Тот, кому приходилось бывать в горной местности, знает, что такое густой туман, окутывающий вершины. Как только покинули Лапландию, гуси попали в царство тумана. Целый день они летели, не зная, что внизу: горы или равнина, и лишь к вечеру опустились на зелёную лужайку на вершине холма. Нильс решил, что где-то неподалёку живут люди: ему будто слышались человеческие голоса и скрип телег, – и подумал, как было бы хорошо зайти в тёплый дом. Мальчик промок и озяб, но, опасаясь заблудиться в тумане, покинуть гусей не решился. На каждом листочке, на каждой былинке висели дождевые капли, и при малейшем движении на Нильса обрушивался настоящий ливень.

Мальчик всё-таки рискнул сделать несколько шагов и вдруг увидел какое-то строение, по-видимому, высокое – в тумане невозможно было разглядеть крышу. Он подошёл поближе, но дверь оказалась заперта – похоже, дом пустовал. Сообразительный Нильс догадался, что это наблюдательная вышка, откуда в хорошую погоду можно осматривать окрестности, а значит, ни еды, ни тепла он здесь не найдёт.

Он вернулся к гусям и подошёл к Мартину.

– Милый Мартин, не мог бы ты отнести меня на ту башню? Здесь так сыро, что я не могу заснуть, а там, может, найдётся сухое местечко.

Белый гусь охотно согласился и отнёс мальчика на огороженную смотровую площадку, где Нильс и проспал спокойно до самого утра.

Когда он открыл глаза и огляделся, то долго не мог понять, где он и что с ним, но вскоре вспомнил, что находится на башне и над головой у него розовеет небо, а вокруг простирается населённая людьми земля. Нильс с интересом всматривался в представшую его взору картину.

Вышка, на которой Нильс провёл ночь, стояла на горе, а гора возвышалась на острове, окружённом водами большого озера. Под лучами восходящего солнца озеро стало розовым, как и утреннее небо, и лишь в глубоких его бухтах вода была почти чёрной. Берега его казались золотистыми из-за зрелых нив и желтеющего лиственного леса.

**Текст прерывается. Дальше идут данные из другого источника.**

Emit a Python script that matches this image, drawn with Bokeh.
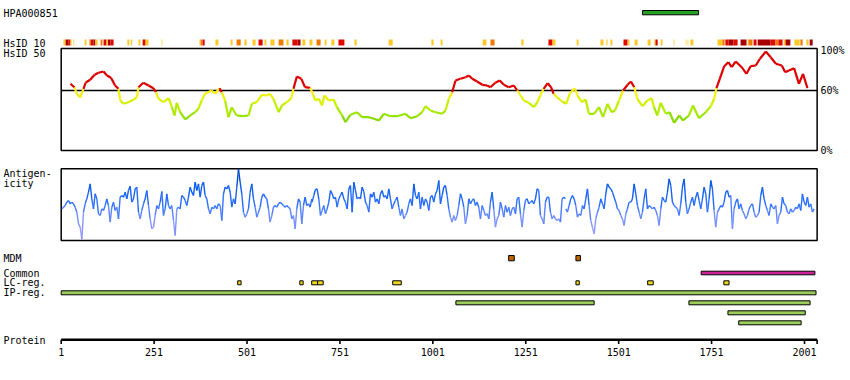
from bokeh.plotting import figure
from bokeh.models import Range1d
from bokeh.core.properties import value
from bokeh.embed import file_html
from bokeh.resources import INLINE

# ---------------- data ----------------
PROT_LEN = 2035
tick_pos = [1, 251, 501, 751, 1001, 1251, 1501, 1751, 2001, 2035]
tick_labels = ["1", "251", "501", "751", "1001", "1251", "1501", "1751", "2001", ""]

hpa_start = [1565]
hpa_end = [1716]

# HsID 10 strip: start, end, level (1 gold, 2 orange, 3 red, 4 dark red, 5 pale)
strip_start = [7, 13, 21, 26, 34, 64, 77, 81, 88, 93, 107, 115, 123, 127, 134, 179, 188, 209, 220, 228, 271,
               373, 376, 381, 416, 457, 473, 494, 516, 532, 548, 564, 586, 607, 623, 637, 650, 669, 688, 710,
               728, 747, 790, 882, 997, 1022, 1135, 1156, 1239, 1312, 1323, 1388, 1452, 1468, 1479,
               1514, 1525, 1544, 1579, 1597, 1600, 1614, 1649, 1681, 1686, 1694, 1767, 1780, 1788, 1797,
               1810, 1829, 1848, 1850, 1864, 1875, 1910, 1923, 1931, 1945, 1950, 1974, 1990, 2006, 2015]
strip_end = [13, 21, 26, 29, 36, 69, 81, 88, 93, 99, 112, 123, 127, 134, 142, 184, 192, 214, 228, 236, 273,
             376, 380, 387, 424, 462, 484, 500, 524, 543, 553, 575, 599, 613, 637, 645, 658, 677, 699, 715,
             736, 763, 796, 893, 1003, 1027, 1145, 1167, 1245, 1323, 1331, 1393, 1460, 1471, 1484,
             1525, 1530, 1552, 1587, 1600, 1606, 1619, 1651, 1684, 1689, 1702, 1780, 1786, 1797, 1810,
             1821, 1845, 1850, 1861, 1872, 1910, 1923, 1931, 1942, 1950, 1963, 1988, 1996, 2012, 2023]
strip_level = [1, 4, 3, 1, 1, 1, 2, 3, 4, 1, 2, 3, 1, 4, 3, 1, 1, 1, 3, 1, 1,
               1, 2, 3, 1, 1, 2, 1, 1, 3, 1, 1, 2, 1, 3, 4, 1, 1, 2, 1,
               1, 3, 1, 1, 1, 1, 1, 2, 1, 3, 1, 1, 1, 1, 1,
               3, 1, 1, 1, 1, 3, 1, 1, 5, 5, 1, 1, 2, 3, 4,
               3, 4, 1, 2, 3, 4, 3, 2, 3, 1, 4, 1, 2, 1, 4]

# HsID 50 curve (% identity)
hsid_pos = [26, 37, 43, 52, 61, 67, 79, 91, 101, 115, 124, 135, 146, 155, 160, 169, 182, 196, 205, 209, 222,
            236, 249, 256, 263, 276, 290, 299, 306, 312, 321, 335, 348, 361, 370, 379, 388, 406, 415, 427,
            433, 442, 451, 460, 473, 491, 505, 514, 527, 541, 554, 563, 572, 586, 595, 608, 620, 626, 635,
            647, 657, 671, 680,
            685, 694, 703, 709, 721, 734, 743, 757, 766, 779, 797, 811, 829, 842, 856, 869, 887, 905, 927,
            941, 959, 972, 981, 995, 1008, 1026, 1035, 1044, 1053, 1062, 1075, 1089, 1098, 1107, 1120, 1134,
            1147, 1156, 1169, 1181, 1192, 1205, 1219, 1228, 1237, 1246, 1259, 1273, 1282, 1290, 1299, 1310,
            1319, 1326, 1335, 1349,
            1360, 1369, 1383, 1390, 1402, 1412, 1421, 1435, 1448, 1459, 1471, 1482, 1491, 1502, 1513, 1525,
            1534, 1543, 1551, 1565, 1578, 1590, 1596, 1605, 1614, 1628, 1638, 1650, 1664, 1674, 1690, 1701,
            1717, 1735, 1749, 1758, 1764, 1773, 1785, 1796, 1805, 1816, 1832, 1845, 1856, 1870, 1881, 1897,
            1910, 1924, 1940, 1949, 1959, 1973, 1986, 1997, 2009]
hsid_val = [66.7, 63, 56.7, 53, 61.7, 68, 70.7, 75.7, 77.7, 79, 75, 72.7, 65, 61.7, 50, 46.7, 48.3, 51, 53.3,
            63.3, 67.7, 65, 62.3, 58.3, 51.7, 48.3, 52.3, 43.3, 35, 47.7, 38.3, 31, 35, 38.3, 41.7, 50, 56.7,
            60, 56.7, 62.3, 58.3, 50, 33.3, 43.3, 35, 34.3, 35, 46.7, 48.3, 55.7, 55, 56.7, 51.7, 38.3, 45,
            48.3, 52.3, 61.7, 74, 71.7, 63.3, 62.7, 55,
            50, 51.7, 45, 55, 50, 51, 43.3, 35, 28.3, 35.7, 38.3, 33.3, 33.3, 31.7, 30, 36.7, 34.3, 34.3,
            36.7, 32.3, 34.3, 38.3, 44.3, 40, 38.3, 36.7, 40, 51.7, 58.3, 70, 71.7, 73.3, 75, 71.7, 69, 65.7,
            65, 63.3, 67.7, 70, 65.7, 63.3, 65, 60, 55, 50, 47.7, 43.3, 48.3, 55, 61.7, 67.3, 63.3, 56.7,
            53.3, 49,
            46.7, 56.7, 62.3, 55, 48.3, 51, 36.7, 36.7, 43.3, 33.3, 46.7, 38.3, 40, 50, 60, 65.7, 69, 63.3,
            51.7, 44.3, 50, 52.3, 43.3, 35, 47.7, 36.7, 38.3, 27.7, 35, 30, 35, 45, 32.3, 38.3, 44.3, 51.7,
            62.3, 71.7, 84.3, 88.3, 83.3, 89, 83.3, 76.7, 84.3, 85, 91.7, 99, 93.3, 86.7, 85, 78.3, 80, 82.3,
            66.7, 76.7, 62.3]
hsid_ticks = [100, 60, 0]
hsid_tick_labels = ["100%", "60%", "0%"]
HSID_LINE = 60

# Antigenicity profile, three consecutive stretches (first residue, step, values)
anti_step = 4.484
anti_first = [2.7, 676.2, 1358.7]
anti_a = [95, 100, 105, 115, 120, 110, 115, 110, 100, 85, 50, 40, 3, 85, 110, 125, 145, 170, 125, 95,
          140, 125, 80, 75, 95, 90, 105, 125, 105, 55, 100, 115, 90, 100, 65, 130, 135, 130, 145, 125,
          150, 163, 115, 125, 155, 160, 85, 65, 90, 110, 125, 150, 105, 65, 35, 40, 75, 105, 95, 115,
          147, 75, 95, 140, 105, 95, 105, 60, 15, 95, 100, 95, 135, 130, 120, 105, 130, 160, 145, 135,
          175, 150, 170, 130, 165, 175, 135, 125, 95, 80, 100, 95, 105, 95, 110, 105,
          60, 140, 160, 155, 165, 145, 100, 125, 110, 160, 215, 175, 140, 85, 70, 80, 95, 145, 170, 125,
          100, 70, 85, 100, 130, 140, 130, 125, 95, 55, 75, 100, 105, 100, 110, 115, 110, 105, 100, 105,
          100, 95, 65, 75, 35, 95, 125, 115, 50, 105, 130, 105, 110, 100, 125]
anti_b = [115, 135, 153, 155, 125, 75, 90, 105, 80, 95, 115, 150, 140, 125, 130, 100, 125, 135, 145, 125,
          115, 95, 155, 165, 85, 175, 150, 125, 130, 125, 160, 147, 115, 105, 85, 140, 130, 145, 115, 125,
          110, 140, 150, 130, 135, 125, 155, 125, 95, 110, 120, 130, 100, 75, 95, 65, 75, 85, 110, 125,
          105, 170, 135, 125, 145, 95, 130, 105, 125, 115, 90, 130, 135, 115, 140, 150, 180, 110, 135, 160,
          165, 135, 95, 70, 55, 75, 60, 75, 105, 140, 125, 100, 50, 75, 125, 110, 120, 125, 105, 115,
          100, 65, 105, 90, 75, 80, 65, 115, 145, 95, 40, 65, 75, 115, 95, 70, 105, 85, 100, 75,
          95, 100, 80, 125, 130, 80, 40, 90, 120, 125, 110, 115, 120, 110, 125, 155, 150, 75, 65, 50,
          115, 130, 130, 85, 65, 75, 65, 60, 65, 55, 125, 130, 125]
anti_c = [95, 85, 105, 125, 135, 125, 105, 70, 80, 75, 105, 95, 125, 155, 105, 60, 40, 20, 65, 85,
          100, 125, 110, 95, 140, 170, 160, 155, 145, 130, 115, 95, 90, 75, 65, 45, 80, 95, 115, 115,
          125, 170, 140, 105, 85, 65, 85, 125, 155, 95, 105, 100, 95, 100, 90, 75, 45, 95, 130, 120,
          115, 145, 185, 165, 115, 105, 100, 95, 75, 110, 160, 185, 115, 80, 95, 115, 130, 105, 130, 145,
          120, 95, 125, 160, 140, 85, 125, 180, 155, 90, 40, 85, 95, 105, 100, 115, 145, 150, 130, 135,
          35, 95, 115, 125, 95, 110, 90, 80, 65, 75, 95, 105, 110, 85, 70, 75, 85, 135, 160, 125,
          105, 90, 75, 110, 100, 95, 105, 50, 75, 85, 130, 110, 105, 85, 80, 95, 85, 90, 100, 95,
          110, 90, 140, 115, 105, 130, 100, 110, 85, 95]
ANTI_MAX = 215

# feature tracks (residue start / end)
mdm_start = [1205, 1386]
mdm_end = [1220, 1398]
common_start = [1723]
common_end = [2029]
lc_start = [476, 643, 675, 691, 893, 1386, 1579, 1784]
lc_end = [485, 652, 691, 706, 916, 1395, 1594, 1798]
ip_start = [1, 1063, 1690, 1795, 1824]
ip_end = [2032, 1435, 2016, 2003, 1992]
ip_row = [0, 1, 1, 2, 3]

# ---------------- layout / styles ----------------
FONT = value("DejaVu Sans Mono")
FS = "10px"
W, H = 850, 372
RES_PER_PX = 1 / 0.37165
X0 = 1 + (0 - 60.7) * RES_PER_PX
X1 = 1 + (W - 60.7) * RES_PER_PX

STRIP_COLORS = {1: "#FFC825", 2: "#F07A00", 3: "#DD0A00", 4: "#A80000", 5: "#FFE27A"}


def lerp(stops, t):
    t = max(stops[0][0], min(stops[-1][0], t))
    for (t0, c0), (t1, c1) in zip(stops[:-1], stops[1:]):
        if t0 <= t <= t1:
            f = 0 if t1 == t0 else (t - t0) / (t1 - t0)
            r, g, b = (round(a + (bb - a) * f) for a, bb in zip(c0, c1))
            return "#%02x%02x%02x" % (r, g, b)
    return "#000000"


def hsid_color(v):
    if v >= HSID_LINE:
        return "#DD0000"
    return lerp([(25, (95, 195, 0)), (35, (150, 228, 0)), (45, (195, 240, 0)),
                 (52, (228, 242, 0)), (60, (255, 240, 30))], v)


def anti_color(v):
    return lerp([(0, (175, 165, 255)), (0.3, (120, 145, 255)), (0.5, (45, 112, 255)),
                 (0.75, (10, 92, 232)), (1.0, (0, 68, 170))], v / ANTI_MAX)


p = figure(width=W, height=H, output_backend="svg", toolbar_location=None,
           x_range=Range1d(X0, X1), y_range=Range1d(H, 0),
           x_axis_type=None, y_axis_type=None,
           min_border_left=0, min_border_right=0, min_border_top=0, min_border_bottom=0)
p.outline_line_color = None
p.background_fill_color = "white"
p.border_fill_color = "white"
p.extra_x_ranges = {"px": Range1d(0, W)}
p.extra_y_ranges = {"hsid": Range1d(150 - H, 150), "anti": Range1d(3 * (240 - H), 3 * 240)}

# protein axis (drawn from the tick positions)
AXIS_Y = 339.2
p.segment(x0=1, x1=PROT_LEN, y0=AXIS_Y, y1=AXIS_Y, line_color="black", line_width=2.6)
p.segment(x0=tick_pos, x1=tick_pos, y0=AXIS_Y, y1=AXIS_Y + 4.3, line_color="black", line_width=1.6)
p.text(x=tick_pos, y=AXIS_Y + 12.5, text=tick_labels, text_font=FONT, text_font_size=FS,
       text_baseline="middle", text_align="center", text_color="black")

# HPA antigen bar
p.quad(left=hpa_start, right=hpa_end, top=10, bottom=14.3, fill_color="#22A022",
       line_color="black", line_width=1)

# HsID 10 strip
p.quad(left=strip_start, right=strip_end, top=39, bottom=45,
       fill_color=[STRIP_COLORS[l] for l in strip_level], line_color=None)

# HsID 50 box, 60% line and curve
p.quad(left=1, right=PROT_LEN, bottom=0, top=102, fill_color=None, line_color="black",
       line_width=1.5, y_range_name="hsid")
p.segment(x0=1, x1=PROT_LEN, y0=HSID_LINE, y1=HSID_LINE, line_color="black", line_width=1.3,
          y_range_name="hsid")
p.segment(x0=hsid_pos[:-1], x1=hsid_pos[1:], y0=hsid_val[:-1], y1=hsid_val[1:],
          line_color=[hsid_color((a + b) / 2) for a, b in zip(hsid_val[:-1], hsid_val[1:])],
          line_width=2.2, y_range_name="hsid")
p.text(x=[820] * 3, y=[150 - t for t in hsid_ticks], text=hsid_tick_labels,
       x_range_name="px", text_font=FONT, text_font_size=FS, text_baseline="middle",
       text_align="left", text_color="black")

# Antigenicity box and profile
p.quad(left=1, right=PROT_LEN, bottom=0, top=ANTI_MAX, fill_color=None, line_color="black",
       line_width=1.5, y_range_name="anti")
for first, vals in zip(anti_first, [anti_a, anti_b, anti_c]):
    xs = [first + i * anti_step for i in range(len(vals))]
    p.segment(x0=xs[:-1], x1=xs[1:], y0=vals[:-1], y1=vals[1:],
              line_color=[anti_color((a + b) / 2) for a, b in zip(vals[:-1], vals[1:])],
              line_width=1.4, y_range_name="anti")

# feature tracks
p.quad(left=mdm_start, right=mdm_end, top=255, bottom=260.3, fill_color="#C06400",
       line_color="black", line_width=1)
p.quad(left=common_start, right=common_end, top=270.7, bottom=274.3, fill_color="#CC2299",
       line_color="black", line_width=1)
p.quad(left=lc_start, right=lc_end, top=280.3, bottom=284.3, fill_color="#EED820",
       line_color="black", line_width=1)
ROW_Y = [290.3, 300.3, 310.3, 320.3]
p.quad(left=ip_start, right=ip_end, top=[ROW_Y[r] for r in ip_row],
       bottom=[ROW_Y[r] + 4 for r in ip_row], fill_color="#9ACD5A",
       line_color="black", line_width=1)

# left labels
labels = ["HPA000851", "HsID 10", "HsID 50", "Antigen-", "icity", "MDM", "Common", "LC-reg.",
          "IP-reg.", "Protein"]
label_y = [12.5, 42.5, 52.5, 172.7, 182.5, 258, 273, 282.3, 292.3, 340.3]
p.text(x=[3] * len(labels), y=label_y, text=labels, x_range_name="px",
       text_font=FONT, text_font_size=FS, text_baseline="middle", text_align="left",
       text_color="black")

open("out.html", "w").write(file_html(p, INLINE))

Мальчик перевёл взгляд на дома на берегу и на церкви, белеющие поодаль, а через пролив, отделяющий остров от суши, увидел город, раскинувшийся вдоль берега. Чуть в стороне от города виднелись многочисленные селения.

С увлечением разглядывая окрестности, Нильс даже не заметил, что на вышку поднялись посетители. Мальчик едва успел спрятаться, как они появились на площадке.



Туристы надолго задержались на вышке, и Нильс забеспокоился. Мартин не мог прилететь за ним, пока здесь были люди, а мальчик знал, что дикие гуси торопятся продолжить путь. В какой-то момент ему послышались гогот и хлопанье крыльев, как будто летела стая гусей, однако он не отважился приблизиться к перилам и посмотреть, не стая ли Акки кружит над вышкой.